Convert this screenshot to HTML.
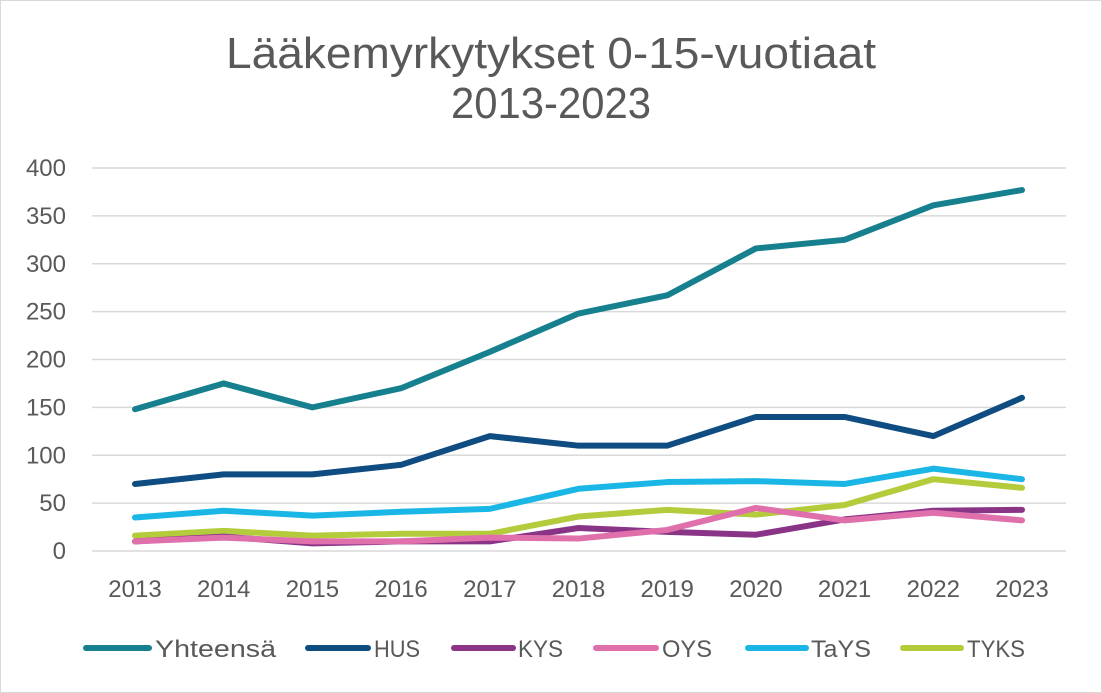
<!DOCTYPE html>
<html><head><meta charset="utf-8"><style>
html,body{margin:0;padding:0;background:#fff}
svg{display:block;font-family:"Liberation Sans",sans-serif}
</style></head><body>
<svg id="s" width="1102" height="693" viewBox="0 0 1102 693">
<rect x="0.5" y="0.5" width="1101" height="692" fill="#fff" stroke="#d9d9d9"/>
<text x="551" y="68" text-anchor="middle" font-size="44" fill="#595959" textLength="650" lengthAdjust="spacingAndGlyphs">Lääkemyrkytykset 0-15-vuotiaat</text>
<text x="551" y="118" text-anchor="middle" font-size="44" fill="#595959" textLength="200" lengthAdjust="spacingAndGlyphs">2013-2023</text>
<g id="g"></g>
</svg>
<script>
var s=document.getElementById('g'),h='';
function Y(v){return 551-v*0.9575}
for(var v=0;v<=400;v+=50){var y=Y(v);h+='<line x1="92" x2="1066" y1="'+y+'" y2="'+y+'" stroke="#d9d9d9" stroke-width="1.5"/>';
h+='<text x="66" y="'+(y+8)+'" text-anchor="end" font-size="24" fill="#595959">'+v+'</text>';}
var X=[];for(var i=0;i<11;i++){X.push(135+88.7*i);h+='<text x="'+X[i]+'" y="597" text-anchor="middle" font-size="24" fill="#595959">'+(2013+i)+'</text>';}
var S=[
['Yhteensä','#16808e',[148,175,150,170,208,248,267,316,325,361,377]],
['HUS','#0e4c82',[70,80,80,90,120,110,110,140,140,120,160]],
['KYS','#8a3487',[10,15,8,10,10,24,20,17,33,42,43]],
['OYS','#e070ac',[10,14,10,10,14,13,22,45,32,40,32]],
['TaYS','#1ab7e6',[35,42,37,41,44,65,72,73,70,86,75]],
['TYKS','#b4cc3c',[16,21,16,18,18,36,43,38,48,75,66]]];
var order=[0,1,4,5,2,3];
order.forEach(function(k){var d=S[k],p=d[2].map(function(v,i){return X[i]+','+Y(v)}).join(' ');
h+='<polyline points="'+p+'" fill="none" stroke="'+d[1]+'" stroke-width="6" stroke-linejoin="round" stroke-linecap="round"/>';});
var L=[[86,149,155,121],[308,368,374,46],[454,513,518,45],[596,656,662,50],[748,806,811,60],[903,961,967,58]];
S.forEach(function(d,i){h+='<line x1="'+L[i][0]+'" x2="'+L[i][1]+'" y1="648" y2="648" stroke="'+d[1]+'" stroke-width="6" stroke-linecap="round"/>';
h+='<text x="'+L[i][2]+'" y="657" font-size="24" fill="#595959" textLength="'+L[i][3]+'" lengthAdjust="spacingAndGlyphs">'+d[0]+'</text>';});
s.innerHTML=h;
</script>
</body></html>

_Short task_
Take the data above and repeat it exactly, leaving each picture out.

_Response to this task_
Convert this screenshot to HTML.
<!DOCTYPE html>
<html><head><meta charset="utf-8"><style>
html,body{margin:0;padding:0;background:#fff}
svg{display:block;font-family:"Liberation Sans",sans-serif}
</style></head><body>
<svg id="s" width="1102" height="693" viewBox="0 0 1102 693">
<rect x="0.5" y="0.5" width="1101" height="692" fill="#fff" stroke="#d9d9d9"/>
<text x="551" y="68" text-anchor="middle" font-size="44" fill="#595959" textLength="650" lengthAdjust="spacingAndGlyphs">Lääkemyrkytykset 0-15-vuotiaat</text>
<text x="551" y="118" text-anchor="middle" font-size="44" fill="#595959" textLength="200" lengthAdjust="spacingAndGlyphs">2013-2023</text>
<g id="g"></g>
</svg>
<script>
var s=document.getElementById('g'),h='';
function Y(v){return 551-v*0.9575}
for(var v=0;v<=400;v+=50){var y=Y(v);h+='<line x1="92" x2="1066" y1="'+y+'" y2="'+y+'" stroke="#d9d9d9" stroke-width="1.5"/>';
h+='<text x="66" y="'+(y+8)+'" text-anchor="end" font-size="24" fill="#595959">'+v+'</text>';}
var X=[];for(var i=0;i<11;i++){X.push(135+88.7*i);h+='<text x="'+X[i]+'" y="597" text-anchor="middle" font-size="24" fill="#595959">'+(2013+i)+'</text>';}
var S=[
['Yhteensä','#16808e',[148,175,150,170,208,248,267,316,325,361,377]],
['HUS','#0e4c82',[70,80,80,90,120,110,110,140,140,120,160]],
['KYS','#8a3487',[10,15,8,10,10,24,20,17,33,42,43]],
['OYS','#e070ac',[10,14,10,10,14,13,22,45,32,40,32]],
['TaYS','#1ab7e6',[35,42,37,41,44,65,72,73,70,86,75]],
['TYKS','#b4cc3c',[16,21,16,18,18,36,43,38,48,75,66]]];
var order=[0,1,4,5,2,3];
order.forEach(function(k){var d=S[k],p=d[2].map(function(v,i){return X[i]+','+Y(v)}).join(' ');
h+='<polyline points="'+p+'" fill="none" stroke="'+d[1]+'" stroke-width="6" stroke-linejoin="round" stroke-linecap="round"/>';});
var L=[[86,149,155,121],[308,368,374,46],[454,513,518,45],[596,656,662,50],[748,806,811,60],[903,961,967,58]];
S.forEach(function(d,i){h+='<line x1="'+L[i][0]+'" x2="'+L[i][1]+'" y1="648" y2="648" stroke="'+d[1]+'" stroke-width="6" stroke-linecap="round"/>';
h+='<text x="'+L[i][2]+'" y="657" font-size="24" fill="#595959" textLength="'+L[i][3]+'" lengthAdjust="spacingAndGlyphs">'+d[0]+'</text>';});
s.innerHTML=h;
</script>
</body></html>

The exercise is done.